For someone who had just seen her first book cover blasted on the big screen in the middle of Times Square, Alexa Chung seems relatively unfazed. "I'm very excited," she says with ease. "I'm usually quite underwhelmed by things, but this was pretty damn cool." Ironically, it's this laidback sense of self that's earned the British model and TV personality a following on the fashion front and become the subject of her latest project, a book titled It.
There are 192 pages of personal insight into Chung's inspirations over the years, from her time as a young model to her days hosting music shows on TV in the U.K. It chronicles a surprisingly relatable style evolution: Chung went through a teenage Spice Girls phase and looked to Annie Hall for boys-club dressing. She even gives props to her Grandpa Kwan, calling him a "fashion legend."
Still, that seemingly effortless tomboy look has turned Chung into a bona fide, albeit publicly branded, it-girl. And though she's constantly photographed at parties, on street style blogs and front row during fashion week, Chung continues to dispel that whole being-famous-for-nothing thing, one of the main reasons she decided to put a book out there in the first place. It—a title intended to be tongue and cheek—is a mission statement of sorts. "The audacity to say 'I'm it' is just ridiculous," Chung tells DuJour, "and I wanted to the book to be viewed as nothing more than an object, just as I should be viewed as a person with her own individual style that developed organically over time."
Her individual style has been so closely observed that Chung has won the British Fashion Council's British Style Award three years in a row, and that feeling of being watched is referenced on the book's cover. "Everyone wanted me to put my face on it," Chung notes. "I didn't want this to be about that; I wanted it all to come from my brain and make it not about promoting a product. The cover symbolizes me being able to look back at everyone for once instead of all the eyes gazed on me."
The photographs, writing and illustrations are straight up Alexa Chung: quirky, cool and laced with that London-born-and-bred edge that so many trend followers aspire to. And though It covers a lot of style-driven ground, this is anything but an advice book. As Chung points out, "this was never something I was pursuing. It just happened to me because I was being myself and that's the best and the most important thing anyone can do I think."
She tacks on the phrase "I think" to the end of most of her sentences because, frankly, she doesn't claim to be overly knowledgeable about one subject or the other, let alone fashion. In a way, her tome is a refreshing departure from the recent flux of blogger-cum-street-style-star self-help writing.

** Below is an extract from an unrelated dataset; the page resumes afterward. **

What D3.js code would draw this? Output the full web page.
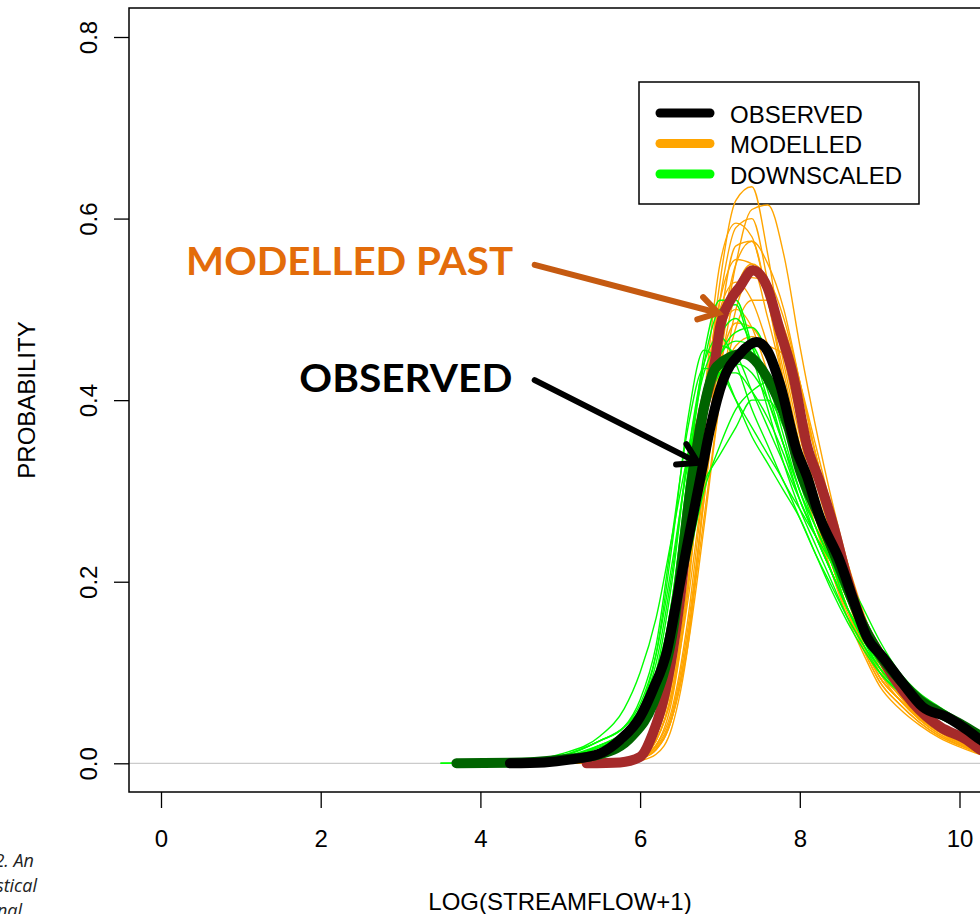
<!DOCTYPE html>
<html>
<head>
<meta charset="utf-8">
<script src="https://cdn.jsdelivr.net/npm/d3@7"></script>
<style>
body { margin: 0; background: #fff; }
svg { display: block; }
</style>
</head>
<body>
<script>
var xTicks = [0, 2, 4, 6, 8, 10];
var yTicks = [0, 0.2, 0.4, 0.6, 0.8];
var legendLabels = ["OBSERVED", "MODELLED", "DOWNSCALED"];
var legendColors = ["#000000", "#FFA500", "#00FF00"];

// observed density (black)
var obsX = [4.37, 4.8, 5.12, 5.5, 5.75, 6.0, 6.16, 6.34, 6.46, 6.6, 6.75, 6.88, 7.04, 7.25, 7.46, 7.59, 7.75, 7.96, 8.09, 8.25, 8.5, 8.67, 8.84, 9.04, 9.29, 9.54, 9.84, 10.09, 10.26, 10.5];
var obsY = [0, 0.001, 0.004, 0.011, 0.026, 0.051, 0.081, 0.125, 0.18, 0.245, 0.312, 0.37, 0.422, 0.451, 0.464, 0.455, 0.418, 0.345, 0.316, 0.271, 0.223, 0.18, 0.139, 0.117, 0.088, 0.062, 0.051, 0.037, 0.026, 0.014];

// modelled past density (brown)
var modPastX = [5.33, 5.75, 6.0, 6.16, 6.29, 6.41, 6.5, 6.6, 6.75, 6.94, 7.0, 7.13, 7.25, 7.41, 7.59, 7.75, 7.92, 8.09, 8.25, 8.42, 8.59, 8.75, 8.97, 9.17, 9.42, 9.76, 10.09, 10.26, 10.5];
var modPastY = [0, 0.001, 0.007, 0.033, 0.069, 0.124, 0.18, 0.26, 0.37, 0.444, 0.48, 0.51, 0.525, 0.543, 0.525, 0.477, 0.426, 0.35, 0.31, 0.262, 0.205, 0.161, 0.125, 0.095, 0.066, 0.04, 0.026, 0.015, 0.007];

// downscaled past density (dark green)
var downPastX = [3.7, 4.37, 5.0, 5.5, 5.9, 6.16, 6.4, 6.66, 6.96, 7.29, 7.59, 7.84, 8.0, 8.25, 8.5, 8.75, 9.0, 9.25, 9.5, 9.75, 10.0, 10.25, 10.5];
var downPastY = [0, 0.0005, 0.004, 0.01, 0.03, 0.065, 0.14, 0.32, 0.437, 0.451, 0.425, 0.375, 0.323, 0.27, 0.215, 0.16, 0.12, 0.092, 0.07, 0.056, 0.044, 0.031, 0.018];

// ensemble runs share this grid
var runX = [3.5, 4.0, 4.5, 5.0, 5.5, 5.8, 6.0, 6.2, 6.4, 6.6, 6.8, 7.0, 7.2, 7.4, 7.6, 7.8, 8.0, 8.2, 8.4, 8.6, 8.8, 9.0, 9.25, 9.5, 9.75, 10.0, 10.25, 10.5];

var modelledRuns = [
    [null, null, null, 0, .001, .003, .008, .025, .08, .20, .38, .53, .62, .635, .56, .45, .37, .30, .24, .19, .14, .10, .075, .05, .035, .025, .015, .008],
    [null, null, null, 0, .001, .002, .005, .015, .05, .14, .29, .44, .55, .61, .615, .56, .46, .37, .29, .22, .16, .115, .08, .055, .038, .024, .013, .006],
    [null, null, null, 0, .001, .003, .007, .02, .07, .19, .36, .51, .59, .60, .53, .44, .36, .29, .23, .18, .13, .095, .07, .048, .032, .022, .013, .007],
    [null, null, null, 0, .001, .003, .008, .03, .09, .22, .40, .55, .595, .58, .51, .43, .35, .28, .22, .17, .125, .09, .065, .045, .03, .02, .012, .006],
    [null, null, null, 0, .001, .002, .006, .02, .06, .16, .31, .46, .55, .575, .55, .50, .42, .34, .27, .21, .155, .11, .078, .052, .036, .024, .014, .007],
    [null, null, null, 0, .001, .003, .009, .03, .10, .24, .40, .51, .555, .55, .49, .42, .35, .28, .22, .17, .13, .095, .07, .05, .035, .022, .013, .006],
    [null, null, null, 0, 0, .002, .006, .018, .055, .15, .29, .43, .52, .55, .53, .47, .39, .31, .25, .19, .14, .10, .07, .048, .032, .02, .011, .005],
    [null, null, null, 0, .001, .004, .01, .035, .11, .25, .40, .50, .53, .51, .46, .40, .33, .27, .22, .17, .13, .095, .07, .05, .036, .025, .015, .008],
    [null, null, null, 0, .001, .002, .005, .015, .05, .14, .27, .40, .48, .51, .51, .48, .42, .35, .28, .22, .165, .12, .085, .058, .04, .027, .016, .009],
    [null, null, null, 0, .001, .003, .008, .025, .08, .20, .34, .44, .485, .48, .45, .40, .34, .28, .22, .17, .13, .095, .07, .05, .035, .024, .015, .008],
    [null, null, null, 0, 0, .001, .003, .01, .04, .13, .30, .48, .57, .575, .51, .42, .34, .27, .21, .16, .12, .085, .06, .042, .028, .018, .01, .005],
    [null, null, null, 0, .001, .003, .008, .025, .075, .18, .31, .41, .46, .47, .46, .45, .40, .34, .27, .21, .155, .115, .082, .058, .04, .027, .017, .01],
    [null, null, null, 0, .001, .003, .009, .03, .09, .22, .37, .47, .50, .48, .43, .38, .32, .26, .21, .165, .125, .09, .065, .045, .03, .02, .012, .006],
    [null, null, null, 0, .001, .002, .005, .016, .05, .13, .26, .40, .50, .535, .53, .49, .42, .34, .27, .20, .15, .105, .074, .05, .034, .022, .013, .007]
];

var downscaledRuns = [
    [null, 0, .001, .004, .012, .025, .04, .08, .17, .32, .45, .51, .51, .46, .40, .35, .30, .26, .22, .17, .135, .11, .085, .065, .052, .04, .028, .016],
    [null, 0, .001, .005, .015, .03, .05, .09, .18, .32, .44, .50, .505, .45, .39, .33, .28, .24, .20, .16, .13, .105, .08, .062, .05, .039, .027, .016],
    [0, .001, .002, .006, .02, .035, .06, .12, .24, .38, .455, .44, .40, .36, .33, .30, .27, .23, .19, .155, .125, .10, .08, .065, .054, .043, .03, .017],
    [null, 0, .001, .004, .018, .03, .045, .08, .16, .29, .40, .45, .475, .48, .45, .38, .31, .26, .22, .18, .145, .115, .088, .068, .055, .043, .03, .017],
    [null, 0, .001, .005, .02, .035, .06, .11, .21, .34, .43, .46, .45, .41, .37, .33, .29, .25, .21, .17, .14, .11, .085, .066, .053, .041, .029, .017],
    [null, 0, .001, .006, .02, .03, .045, .07, .13, .22, .30, .35, .39, .41, .42, .39, .34, .29, .24, .195, .16, .125, .095, .072, .058, .046, .032, .019],
    [null, 0, .002, .007, .025, .04, .065, .12, .22, .33, .40, .43, .44, .43, .40, .35, .30, .25, .21, .17, .135, .105, .08, .062, .05, .039, .027, .015],
    [null, 0, .002, .01, .03, .06, .10, .16, .25, .34, .40, .43, .43, .41, .38, .34, .29, .25, .21, .17, .14, .11, .085, .066, .053, .042, .03, .017],
    [null, 0, .001, .004, .015, .03, .05, .10, .20, .34, .44, .47, .44, .39, .35, .31, .28, .25, .22, .18, .145, .115, .088, .068, .055, .044, .031, .018],
    [null, null, 0, .003, .015, .025, .04, .07, .14, .27, .38, .43, .445, .45, .43, .38, .32, .27, .225, .185, .15, .12, .09, .068, .055, .044, .031, .018],
    [null, 0, .001, .004, .013, .025, .045, .085, .17, .30, .41, .47, .49, .46, .41, .35, .29, .25, .21, .17, .135, .105, .08, .062, .05, .039, .027, .015],
    [null, 0, .002, .008, .025, .04, .06, .10, .17, .26, .31, .34, .37, .40, .40, .37, .33, .29, .25, .205, .17, .135, .10, .077, .062, .048, .034, .02],
    [0, .001, .003, .008, .025, .04, .07, .13, .25, .37, .435, .43, .40, .37, .34, .31, .27, .23, .195, .16, .13, .10, .078, .061, .05, .039, .027, .016],
    [null, 0, .001, .005, .018, .03, .05, .09, .18, .31, .41, .45, .465, .46, .42, .36, .30, .26, .22, .18, .145, .115, .085, .065, .052, .041, .029, .017]
];

// annotation text and arrows, in data units
var noteLabels = ["MODELLED PAST", "OBSERVED"];
var noteColors = ["#E36C0A", "#000000"];
var noteArrowColors = ["#C55A11", "#000000"];
var noteTextX = [4.41, 4.40];
var noteTextY = [0.538, 0.409];
var noteWidths = [327, 213];
var noteFrom = [[4.68, 0.549], [4.68, 0.422]];
var noteTo = [[6.98, 0.496], [6.725, 0.331]];

var sideText = ["2. An", "statistical", "regional"];

var W = 980, H = 914;
var font = "'Liberation Sans', Arial, sans-serif";

var svg = d3.select("body").append("svg")
    .attr("width", W)
    .attr("height", H);

var x = d3.scaleLinear().domain([0, 10]).range([161, 959.5]);
var y = d3.scaleLinear().domain([0, 0.8]).range([763.3, 37]);

var box = {left: 129, top: 8, right: 991, bottom: 792};

drawChart();

function pairs(xs, ys) {
    var out = [];
    for (var i = 0; i < xs.length; i++) {
        out.push({x: xs[i], y: ys[i]});
    }
    return out;
}

function drawLegend() {
    var lg = svg.append("g");
    lg.append("rect")
        .attr("x", 639).attr("y", 82)
        .attr("width", 280).attr("height", 122)
        .attr("fill", "#fff")
        .attr("stroke", "#000")
        .attr("stroke-width", 1.5);
    var rows = lg.selectAll("g.row")
        .data(legendLabels)
        .enter().append("g")
        .attr("class", "row")
        .attr("transform", function (d, i) { return "translate(0," + (113 + i * 30.5) + ")"; });
    rows.append("line")
        .attr("x1", 660).attr("x2", 710)
        .attr("stroke", function (d, i) { return legendColors[i]; })
        .attr("stroke-width", 9)
        .attr("stroke-linecap", "round");
    rows.append("text")
        .attr("x", 730).attr("y", 9.5)
        .attr("font-family", font)
        .attr("font-size", 24)
        .text(function (d) { return d; });
}

function drawChart() {
    var line = d3.line()
        .defined(function (d) { return d.y !== null; })
        .x(function (d) { return x(d.x); })
        .y(function (d) { return y(d.y); })
        .curve(d3.curveMonotoneX);

    // zero line
    svg.append("line")
        .attr("x1", box.left).attr("x2", box.right)
        .attr("y1", y(0)).attr("y2", y(0))
        .attr("stroke", "#BEBEBE")
        .attr("stroke-width", 1);

    // legend sits under the curves (peaks cross its lower edge)
    drawLegend();

    svg.append("g").selectAll("path")
        .data(modelledRuns)
        .enter().append("path")
        .attr("d", function (d) { return line(pairs(runX, d)); })
        .attr("fill", "none")
        .attr("stroke", "#FFA500")
        .attr("stroke-width", 1.4);

    svg.append("g").selectAll("path")
        .data(downscaledRuns)
        .enter().append("path")
        .attr("d", function (d) { return line(pairs(runX, d)); })
        .attr("fill", "none")
        .attr("stroke", "#00FF00")
        .attr("stroke-width", 1.4);

    var thick = [
        {xs: modPastX, ys: modPastY, color: "#A52A2A"},
        {xs: downPastX, ys: downPastY, color: "#006400"},
        {xs: obsX, ys: obsY, color: "#000000"}
    ];
    svg.append("g").selectAll("path")
        .data(thick)
        .enter().append("path")
        .attr("d", function (d) { return line(pairs(d.xs, d.ys)); })
        .attr("fill", "none")
        .attr("stroke", function (d) { return d.color; })
        .attr("stroke-width", 10)
        .attr("stroke-linecap", "round")
        .attr("stroke-linejoin", "round");

    // plot frame
    svg.append("rect")
        .attr("x", box.left).attr("y", box.top)
        .attr("width", box.right - box.left)
        .attr("height", box.bottom - box.top)
        .attr("fill", "none")
        .attr("stroke", "#000")
        .attr("stroke-width", 1.5);

    // x axis
    var xAxis = svg.append("g")
        .attr("transform", "translate(0," + box.bottom + ")")
        .call(d3.axisBottom(x).tickValues(xTicks).tickSize(16).tickPadding(22).tickSizeOuter(0)
            .tickFormat(d3.format("d")));
    xAxis.select(".domain").remove();
    xAxis.selectAll("line").attr("stroke", "#000").attr("stroke-width", 1.3);
    xAxis.selectAll("text")
        .attr("font-family", font)
        .attr("font-size", 24)
        .attr("fill", "#000");

    // y axis
    var yAxis = svg.append("g")
        .attr("transform", "translate(" + box.left + ",0)")
        .call(d3.axisLeft(y).tickValues(yTicks).tickSize(15).tickSizeOuter(0)
            .tickFormat(d3.format(".1f")));
    yAxis.select(".domain").remove();
    yAxis.selectAll("line").attr("stroke", "#000").attr("stroke-width", 1.3);
    yAxis.selectAll("text")
        .attr("x", null).attr("dy", null)
        .attr("transform", "translate(-32,0) rotate(-90)")
        .attr("text-anchor", "middle")
        .attr("font-family", font)
        .attr("font-size", 24)
        .attr("fill", "#000");

    svg.append("text")
        .attr("x", (box.left + box.right) / 2)
        .attr("y", 910)
        .attr("text-anchor", "middle")
        .attr("font-family", font)
        .attr("font-size", 24)
        .text("LOG(STREAMFLOW+1)");

    svg.append("text")
        .attr("transform", "translate(35," + ((box.top + box.bottom) / 2) + ") rotate(-90)")
        .attr("text-anchor", "middle")
        .attr("font-family", font)
        .attr("font-size", 24)
        .text("PROBABILITY");

    // annotations
    for (var i = 0; i < noteLabels.length; i++) {
        var x0 = x(noteFrom[i][0]), y0 = y(noteFrom[i][1]);
        var x1 = x(noteTo[i][0]), y1 = y(noteTo[i][1]);
        var ang = Math.atan2(y1 - y0, x1 - x0);
        var hl = 22, ha = 0.55;
        svg.append("line")
            .attr("x1", x0).attr("y1", y0)
            .attr("x2", x1 - 3 * Math.cos(ang)).attr("y2", y1 - 3 * Math.sin(ang))
            .attr("stroke", noteArrowColors[i])
            .attr("stroke-width", 6)
            .attr("stroke-linecap", "round");
        svg.append("path")
            .attr("d", d3.line()([
                [x1 - hl * Math.cos(ang - ha), y1 - hl * Math.sin(ang - ha)],
                [x1, y1],
                [x1 - hl * Math.cos(ang + ha), y1 - hl * Math.sin(ang + ha)]
            ]))
            .attr("fill", "none")
            .attr("stroke", noteArrowColors[i])
            .attr("stroke-width", 6)
            .attr("stroke-linecap", "round")
            .attr("stroke-linejoin", "miter");
        svg.append("text")
            .attr("x", x(noteTextX[i]) - noteWidths[i])
            .attr("y", y(noteTextY[i]))
            .attr("textLength", noteWidths[i])
            .attr("lengthAdjust", "spacingAndGlyphs")
            .attr("font-family", "Lato, 'Open Sans', sans-serif")
            .attr("font-weight", 700)
            .attr("font-size", 39)
            .attr("fill", noteColors[i])
            .text(noteLabels[i]);
    }

    // page text cut off at the lower left edge
    svg.append("g").selectAll("text")
        .data(sideText)
        .enter().append("text")
        .attr("x", function (d, i) { return [34, 37, 22][i]; })
        .attr("y", function (d, i) { return 867 + i * 25; })
        .attr("text-anchor", "end")
        .attr("font-family", "'Open Sans', sans-serif")
        .attr("font-style", "italic")
        .attr("font-size", 18)
        .attr("fill", "#222")
        .text(function (d) { return d; });
}
</script>
</body>
</html>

When asked an upfront personal style question about her favorite unpractical or over-the-top pieces she likes to wear, Chung answers matter-of-factly, "I'm quite often drawn to ugly things because I think you have to have one strange piece to sort of offset everything else. I like to have a weird item on to throw it all off a bit." As far as It-girls go, she's definitely offsetting the rest in the best (and, fine—coolest) way possible.